The central conflict, as economist Kate Raworth powerfully argues, "today we have economies that need to grow, whether or not they make us thrive; we need economies that make us thrive, whether or not they grow" (Doughnut Economics). We've been chasing the wrong target.
Green Growth: A New Blueprint
So, what's the alternative? Enter "Green Growth." This isn't about just planting a few trees alongside a coal plant. It’s a fundamental redesign.
The core idea is to decouple economic expansion from environmental harm. This means using innovation to get more value—more jobs, more products, more wealth—from fewer resources and less pollution.
Think about it in your own life. You now stream music (a digital service) instead of buying CDs (plastic, packaging, shipping). The economy gets your subscription fee, but the planet gets a break. Now scale that idea across energy, transportation, agriculture, and construction.
The Engines of Green Growth
This shift is powered by a few key engines:
1. The Renewable Revolution: Solar and wind are now the cheapest sources of new electricity in most of the world. The International Energy Agency (IEA) confirms that a net-zero pathway can create millions more jobs by 2030 than it displaces, fueling growth. This is growth built on sunshine and wind, not fossil fuels.
2. The Circular Economy: This is the ultimate "waste not, want not" system. Instead of the old "take-make-dispose" line, we design products to be reused, repaired, and recycled.
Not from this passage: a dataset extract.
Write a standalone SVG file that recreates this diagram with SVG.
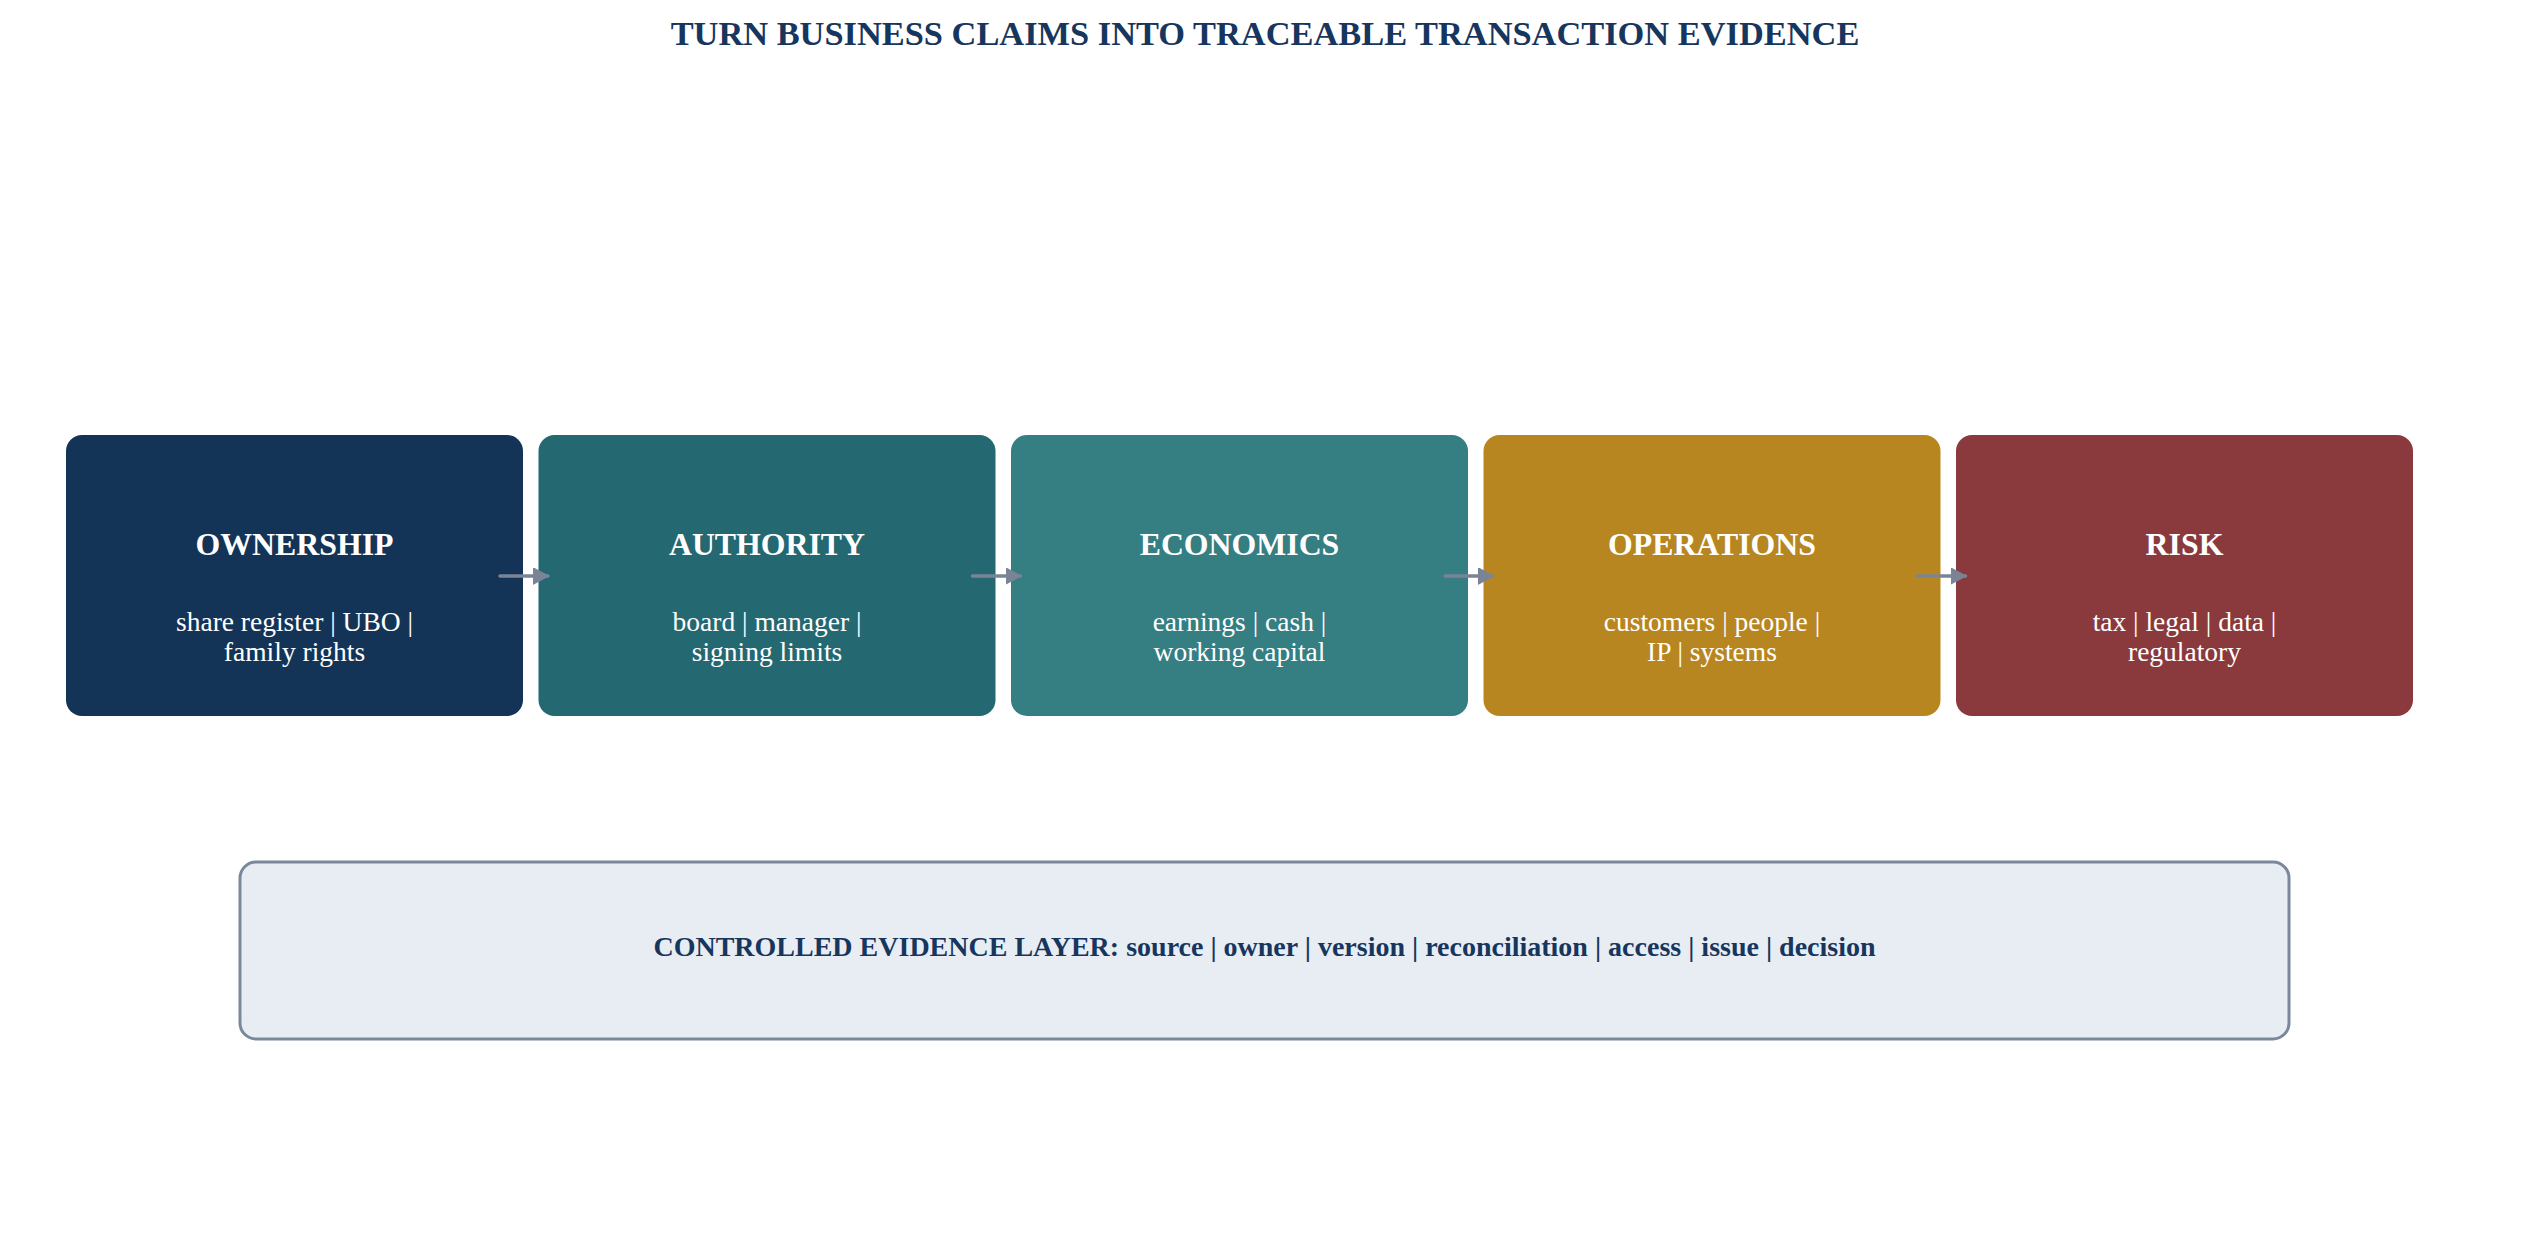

It turns waste into an economic input.
3. Nature as Infrastructure: Investing in nature itself—restoring forests, wetlands, and mangroves—is now seen as critical economic infrastructure. These "natural assets" purify water, protect cities from floods, and store carbon.
Is It Really Possible? The Skeptics Weigh In
This all sounds promising, but smart voices urge caution. Some experts, like ecological economist Tim Jackson, argue that absolute decoupling on a global scale—especially for all resources—hasn't been proven and that chasing endless growth on a finite planet is a dangerous fantasy (Prosperity Without Growth). They advocate for a focus on "post-growth" or "well-being economies," where the goal is human and ecological health, not just a rising GDP.
Their skepticism is a vital reality check. It reminds us that technology alone won't save us; we need deeper changes in what we value and how we live.
The Path Forward: Growth, Reimagined
So, Lykkers, can economies expand without harming the planet? The answer is a conditional, but hopeful, yes—but only if we redefine what "growth" means.
Green growth isn't about doing the same things slightly cleaner. It's about a transformative leap to a new economy: one powered by clean energy, inspired by nature's cycles, and measured not just by what we produce, but by the well-being it creates.
The old rulebook is indeed burning. The question isn't whether we can save it, but whether we're brave enough to write a better one.